# start of Dataset excerpt

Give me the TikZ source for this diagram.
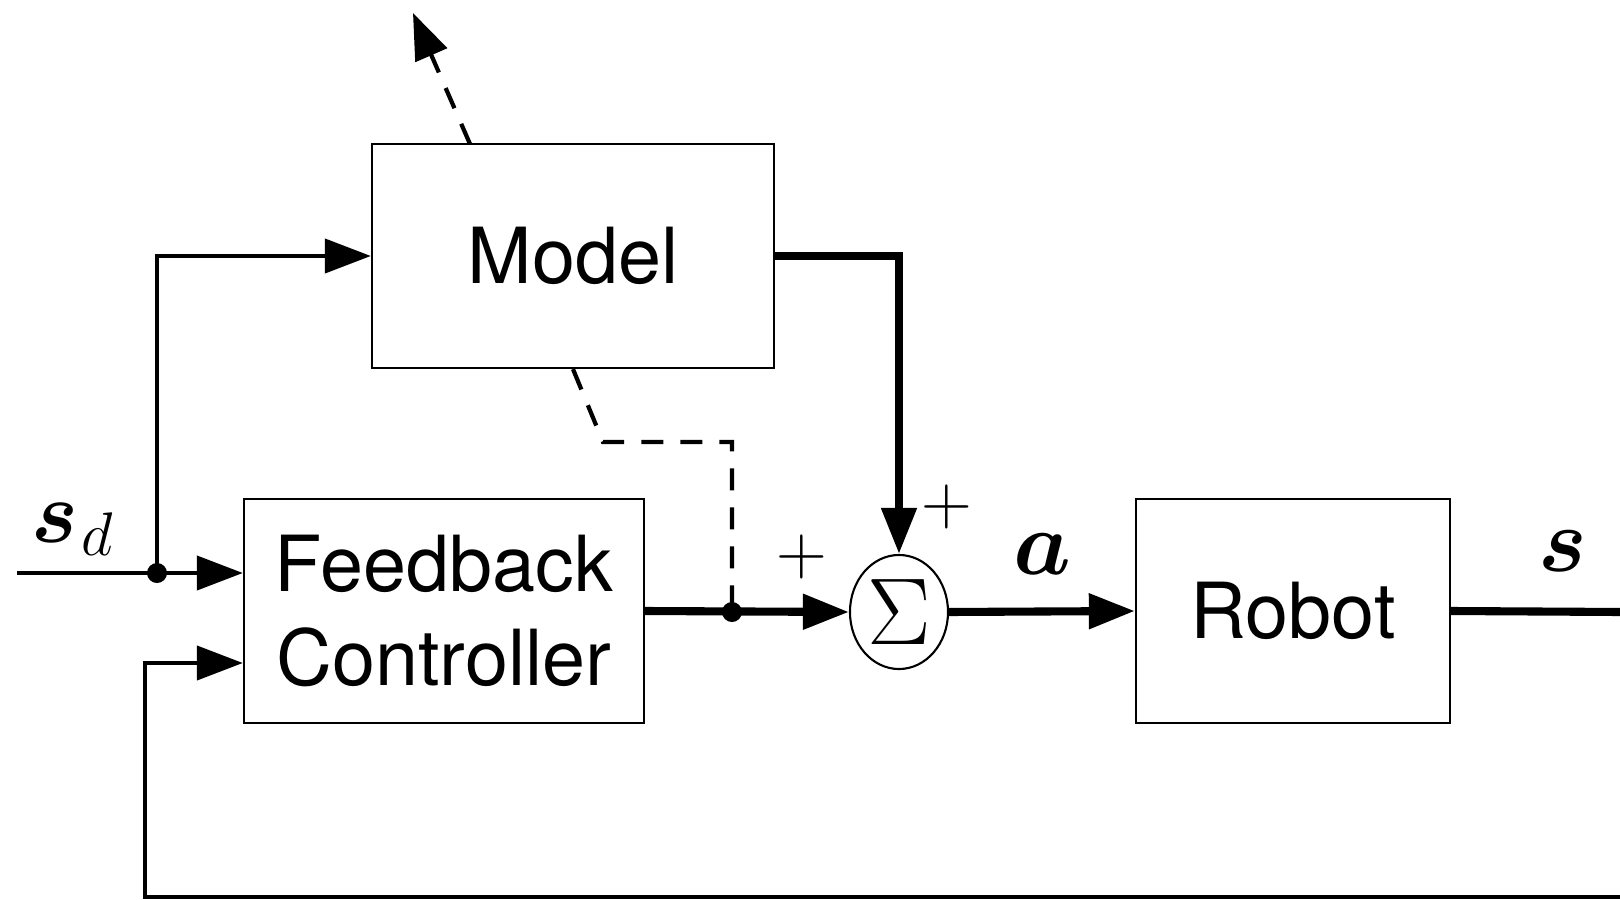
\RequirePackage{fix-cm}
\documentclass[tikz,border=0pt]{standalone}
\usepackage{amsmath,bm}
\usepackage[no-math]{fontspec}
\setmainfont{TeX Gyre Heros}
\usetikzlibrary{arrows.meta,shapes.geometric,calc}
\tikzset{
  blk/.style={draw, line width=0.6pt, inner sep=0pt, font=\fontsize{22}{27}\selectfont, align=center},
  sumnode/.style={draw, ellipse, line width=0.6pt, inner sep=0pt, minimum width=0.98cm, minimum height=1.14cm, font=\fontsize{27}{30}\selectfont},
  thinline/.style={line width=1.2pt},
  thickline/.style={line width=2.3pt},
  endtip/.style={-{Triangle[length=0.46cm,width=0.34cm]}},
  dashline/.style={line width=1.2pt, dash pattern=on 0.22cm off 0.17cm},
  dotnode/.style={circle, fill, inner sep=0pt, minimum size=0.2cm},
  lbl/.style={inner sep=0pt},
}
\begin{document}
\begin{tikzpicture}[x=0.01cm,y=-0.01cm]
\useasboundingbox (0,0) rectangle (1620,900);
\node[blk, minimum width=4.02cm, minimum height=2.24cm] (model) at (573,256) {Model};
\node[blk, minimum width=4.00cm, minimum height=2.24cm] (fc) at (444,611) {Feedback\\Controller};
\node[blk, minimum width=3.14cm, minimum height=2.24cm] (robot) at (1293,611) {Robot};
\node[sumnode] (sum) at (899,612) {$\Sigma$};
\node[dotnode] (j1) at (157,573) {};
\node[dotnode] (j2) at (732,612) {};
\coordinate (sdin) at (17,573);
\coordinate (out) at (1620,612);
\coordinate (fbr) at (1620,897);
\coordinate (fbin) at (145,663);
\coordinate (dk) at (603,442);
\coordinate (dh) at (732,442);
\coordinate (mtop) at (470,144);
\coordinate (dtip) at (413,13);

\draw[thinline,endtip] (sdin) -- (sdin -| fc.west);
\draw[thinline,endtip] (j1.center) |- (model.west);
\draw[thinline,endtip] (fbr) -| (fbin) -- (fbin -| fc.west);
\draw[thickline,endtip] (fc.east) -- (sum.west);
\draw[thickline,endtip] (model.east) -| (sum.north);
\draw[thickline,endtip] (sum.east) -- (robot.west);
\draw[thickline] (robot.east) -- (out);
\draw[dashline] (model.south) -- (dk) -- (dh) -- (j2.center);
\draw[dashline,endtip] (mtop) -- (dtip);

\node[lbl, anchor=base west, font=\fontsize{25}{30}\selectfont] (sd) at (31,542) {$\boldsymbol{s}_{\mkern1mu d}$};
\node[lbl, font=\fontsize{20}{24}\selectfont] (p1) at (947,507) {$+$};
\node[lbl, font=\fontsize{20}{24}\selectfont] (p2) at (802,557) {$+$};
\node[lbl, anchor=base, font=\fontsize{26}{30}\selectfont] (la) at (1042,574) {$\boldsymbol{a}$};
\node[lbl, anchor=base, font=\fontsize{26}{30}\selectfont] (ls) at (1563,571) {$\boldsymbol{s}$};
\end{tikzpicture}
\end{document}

# end of Dataset excerpt

■ **Objective**
Return only the lines from the start of the data through the line that contains "(dtip) at (413,13);", please, copying them exactly and omitting all pictures.

■ **Worked solution**
Give me the TikZ source for this diagram.
\RequirePackage{fix-cm}
\documentclass[tikz,border=0pt]{standalone}
\usepackage{amsmath,bm}
\usepackage[no-math]{fontspec}
\setmainfont{TeX Gyre Heros}
\usetikzlibrary{arrows.meta,shapes.geometric,calc}
\tikzset{
  blk/.style={draw, line width=0.6pt, inner sep=0pt, font=\fontsize{22}{27}\selectfont, align=center},
  sumnode/.style={draw, ellipse, line width=0.6pt, inner sep=0pt, minimum width=0.98cm, minimum height=1.14cm, font=\fontsize{27}{30}\selectfont},
  thinline/.style={line width=1.2pt},
  thickline/.style={line width=2.3pt},
  endtip/.style={-{Triangle[length=0.46cm,width=0.34cm]}},
  dashline/.style={line width=1.2pt, dash pattern=on 0.22cm off 0.17cm},
  dotnode/.style={circle, fill, inner sep=0pt, minimum size=0.2cm},
  lbl/.style={inner sep=0pt},
}
\begin{document}
\begin{tikzpicture}[x=0.01cm,y=-0.01cm]
\useasboundingbox (0,0) rectangle (1620,900);
\node[blk, minimum width=4.02cm, minimum height=2.24cm] (model) at (573,256) {Model};
\node[blk, minimum width=4.00cm, minimum height=2.24cm] (fc) at (444,611) {Feedback\\Controller};
\node[blk, minimum width=3.14cm, minimum height=2.24cm] (robot) at (1293,611) {Robot};
\node[sumnode] (sum) at (899,612) {$\Sigma$};
\node[dotnode] (j1) at (157,573) {};
\node[dotnode] (j2) at (732,612) {};
\coordinate (sdin) at (17,573);
\coordinate (out) at (1620,612);
\coordinate (fbr) at (1620,897);
\coordinate (fbin) at (145,663);
\coordinate (dk) at (603,442);
\coordinate (dh) at (732,442);
\coordinate (mtop) at (470,144);
\coordinate (dtip) at (413,13);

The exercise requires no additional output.